Unlike conventional geothermal systems, the water/glycol mixture does not absorb energy from the earth.  Because of the close proximity of the wells, taking heat from the earth would just freeze the ground.

“The earth is just containing it,” Andersson explained.

The fluid is stored at a temperature between 7 and 12 degrees Celsius. When it’s needed in the summer, the fluid gets brought to the surface and run through a ground source heat pump, which amplifies the heat so that the customer ultimately gets water in the 65 degrees Celsius range.

The fluid, now stripped of its heat, gets re-injected back into the earth.
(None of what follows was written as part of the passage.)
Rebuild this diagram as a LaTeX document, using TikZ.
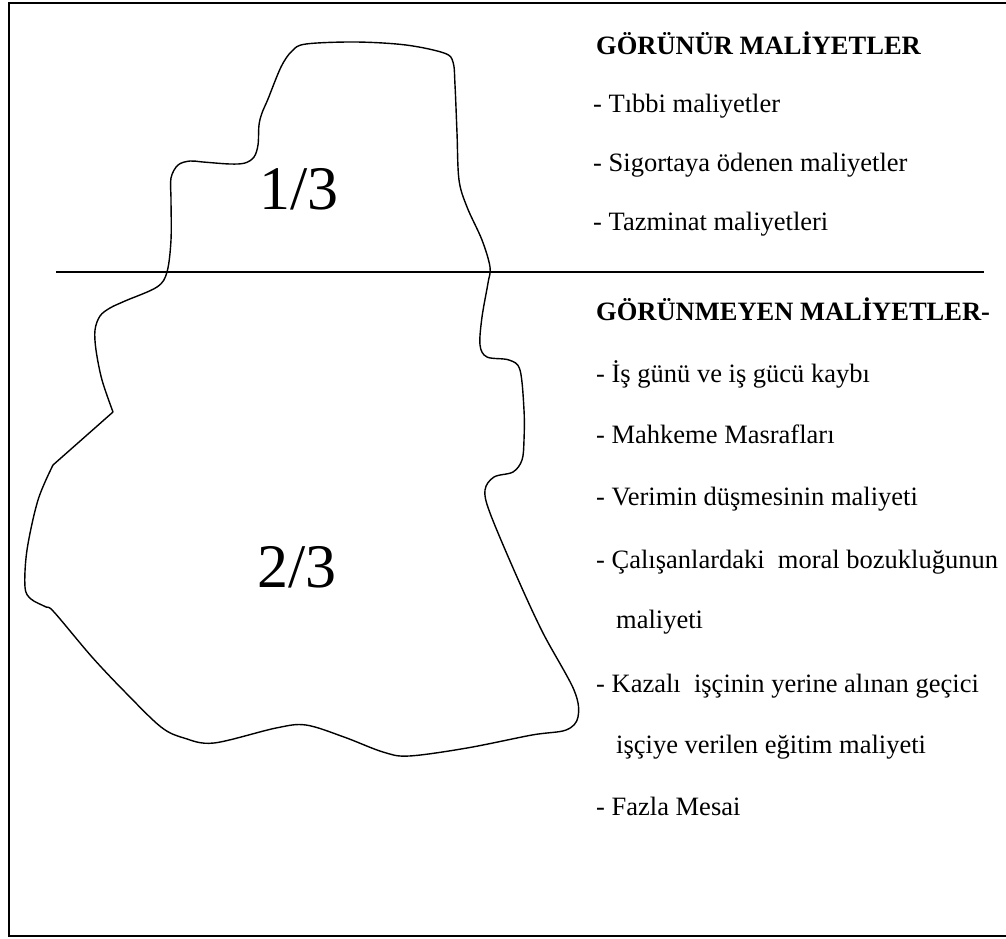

In summer, the reverse process occurs: somewhat cool fluid is passed through the heat pump to run the air conditioner.

The technology works best in areas with extreme swings in temperature between summer and winter.

“It does not work at the equator,” Andersson noted. “The bigger the temperature difference, the better.”

Sweden, naturally, is a pretty good test market. The country consumes 40 terawatt-hours of energy per year for heating and hot water, a bill that comes to around 40 billion kroner, or $6.5 billion in U.S. terms. (I’m here this week at a conference on technology in the region.)

Will this technology ever come to the States? It would work well in the Midwest and Northeast. Nordic countries -- Sweden, Denmark, Estonia, Finland and Norway -- are all gearing up to sell their know-how in efficiency and energy production accumulated over the last few decades worldwide. Innovation Center Denmark and others will host a smart grid symposium next week in Palo Alto. But economic feasibility might depend on the various local incentives for renewable power and storage.

Still, the economics so far look promising. Power and heat are fairly cheap in Sweden. The country gets most of its power from hydroelectric dams or nuclear plants. Power costs about 1 kroner, or 15 cents, per kilowatt-hour.